The problem is that you aren't dealing with an inverted strangle. You have sold two puts, one synthetic and one naked. Let's take a deep dive into equivalent positions.
There are 6 basic synthetic positions relating to combinations of put options, call options and their underlying stock (the Synthetic Triangle):
Synthetic Long Stock = Long Call + Short Put
Synthetic Short Stock = Short Call + Long Put
Synthetic Long Call = Long Stock + Long Put
Synthetic Short Call = Short Stock + Short Put
Synthetic Short Put = Long Stock + Short Call
Synthetic Long Put = Short Stock + Long Call
These are all variations of S + P - C = 0 which is the core of put/call parity.

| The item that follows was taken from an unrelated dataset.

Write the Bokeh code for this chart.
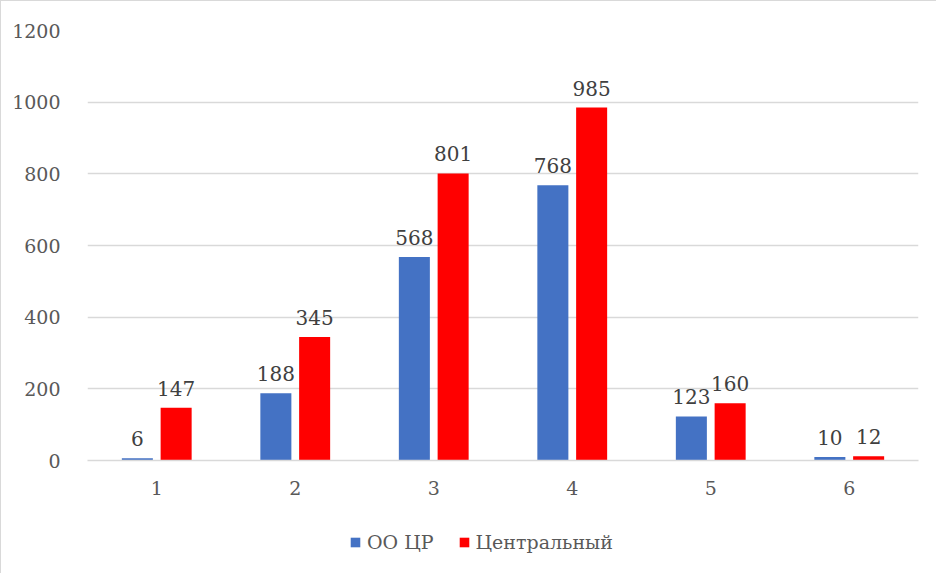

Note that # 5 which shows that a short put equals a covered call (+ STK - Call). As applied to your example, you bought the stock and sold a $45 call. This is equivalent to having sold a $45 put. Then, you sold a $55 put, ending up with one short $45 put and one short $55 put. This isn't an Inverted Short Strangle (often called a Guts Strangle). It's two naked/short puts. See the reply from D Stanley explaining the P&L of the position.
If you were executing the position all at once, it would be better to sell the equivalent OTM strangle because B/A spreads on OTM options tend to be much narrower and you'll avoid the possibility of early assignment (assuming these are American options).
Your two equations are:
+STK + $45p = + $45c
+STK + $55p = + $55c
Factoring both equations you end up with:
+STK + $45p = + $45c
+STK - $55c = - $55p
or
-STK - $45p = - $45c
+STK - $55c = - $55p
Selling the $45c and the $55p would be an Inverted Strangle. Add both sides:
-$45c - $55p = - STK - $45p + STK - $55c
Simplify:
-$45c - $55p = - $45p - $55c
(ITM $45c/55p strangle = OTM $45p/55c strangle)
Clear as mud?